Τρίτη 27 Μαρτίου 2018

A Sculptor’s Workshop, Stratford-upon-Avon 1617 (replica by Henry Wallis), 1857

Sunlight floods the dark interior revealing an almost sacred scene of adoration, renaissance and creative spirit. The red-haired Dutch sculptor Geerhart Janssen kneels reverentially before the luminous white marble figure of William Shakespeare in academic pose, his hands resting on a cushion—the right soon to hold a quill, the left atop a piece of parchment. Janssen is putting the finishing touches to a memorial sculpture while the elegantly dressed playwright Ben Johnson proffers the immortal bard’s death mask.

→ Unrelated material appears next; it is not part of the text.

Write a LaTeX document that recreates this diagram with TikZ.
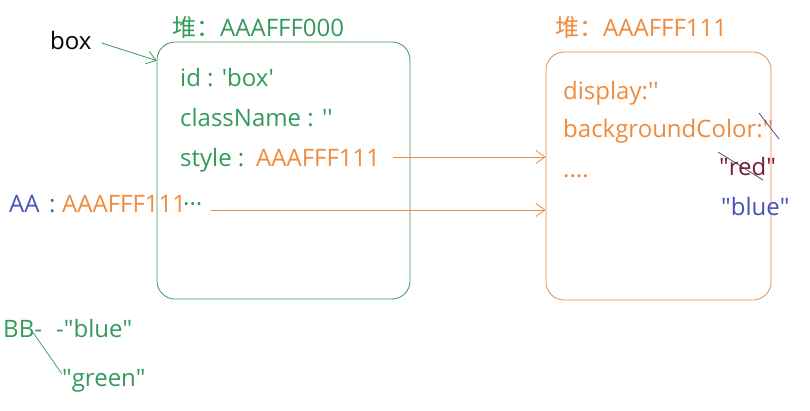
\documentclass[tikz,border=0pt]{standalone}
\usepackage{fontspec}
\setmainfont{Open Sans}
\newfontfamily\cjk{Noto Sans CJK SC}
\usetikzlibrary{arrows.meta}
\definecolor{cgreen}{RGB}{52,154,92}
\definecolor{corange}{RGB}{240,138,60}
\definecolor{cblue}{RGB}{72,80,190}
\definecolor{cred}{RGB}{122,30,55}
\definecolor{cnavy}{RGB}{60,60,120}
\newcommand{\sq}{\textquotesingle}
\newcommand{\dq}{\textquotedbl}
\begin{document}
\begin{tikzpicture}[x=1pt,y=-1pt,
  txt/.style={anchor=base west,inner sep=0pt,font=\fontsize{24}{28}\selectfont},
  gtxt/.style={txt,text=cgreen},
  otxt/.style={txt,text=corange},
  membox/.style={draw,rounded corners=18pt,line width=0.8pt,inner sep=0pt},
  conn/.style={line width=0.8pt,-{Straight Barb[length=9pt,width=13pt,line width=0.8pt]}},
  strike/.style={cnavy,line width=0.7pt}]
\useasboundingbox (0,0) rectangle (810,410);
\fill[white] (0,0) rectangle (810,410);
% boxes
\node[membox,cgreen,minimum width=253pt,minimum height=257pt] (gbox) at (283.5,170.5) {};
\node[membox,corange,minimum width=225pt,minimum height=248pt] (obox) at (658.5,176) {};
% titles
\node[gtxt] (gtitle) at (172,36) {{\cjk 堆：}AAAFFF000};
\node[otxt] (otitle) at (555,36) {{\cjk 堆：}AAAFFF111};
% box label
\node[txt] (boxlbl) at (50,49) {box};
\coordinate (gentry) at ([yshift=-19pt]gbox.north west);
\draw[conn,cgreen] ([xshift=10pt,yshift=6pt]boxlbl.base east) -- (gentry);
% green box content
\node[gtxt] (idl) at (180,86) {id : \sq box\sq};
\node[gtxt] (cls) at (180,126) {className : \sq\sq};
\node[gtxt] (sty) at (180,166) {style :};
\node[otxt] (sval) at (256,166) {AAAFFF111};
\draw[conn,corange] ([xshift=13pt,yshift=9pt]sval.base east) -- ([yshift=9pt]sval.base east -| obox.west);
% AA line
\node[txt,text=cblue] (aa) at (9,212) {AA};
\node[txt,text=cblue!70!gray] (aacol) at (49,212) {:};
\node[otxt] (aaval) at (62,212) {AAAFFF111};
\node[gtxt] (aadots) at (183,212) {···};
\draw[conn,corange] (211,210) coordinate (aastart) -- (aastart -| obox.west);
% orange box content
\node[otxt] (disp) at (563,99) {display:\sq\sq};
\node[otxt] (bg) at (563,137) {backgroundColor:\sq\sq};
\node[otxt] (dots) at (563,177) {....};
\node[txt,text=cred] (red) at (719,175) {\dq red\dq};
\node[txt,text=cblue] (blue) at (721,215) {\dq blue\dq};
\draw[strike] (759,113) -- (779,139);
\draw[strike] (718,152) -- (763,180);
% BB
\node[gtxt] (bb) at (3,337) {BB-};
\node[gtxt] (bblue) at (56,337) {-\dq blue\dq};
\node[gtxt] (bgreen) at (62,386) {\dq green\dq};
\draw[cgreen,line width=0.7pt] (32,331) coordinate (bbs) -- (62,374) coordinate (bbe);
\end{tikzpicture}
\end{document}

Yet Janssen’s children seem oblivious to the drama being played out before them. The two ‘ginger’ innocents on the floor are lost in play with some of their father’s clay figures, while their older sibling leans languidly against the open timber door, chewing her left index finger and gazing distantly beyond the historic tableau. Outside a path leads down to a tree-lined riverbank and an écorché (a human figure with the skin removed to display the musculature) poses on the sill of a creeper-clad window, which frames the iconic view of the Avon and Holy Trinity’s elegant spire. On the wall behind the sculpture rests a model of the funerary monument, signed and dated 1857. This imaginary scene is a replica (39 × 53 cm) [1] of a much larger Wallis painting (whereabouts unknown) originally owned by Robert Platt (1802–82), a wealthy cotton manufacturer from Cheshire [2].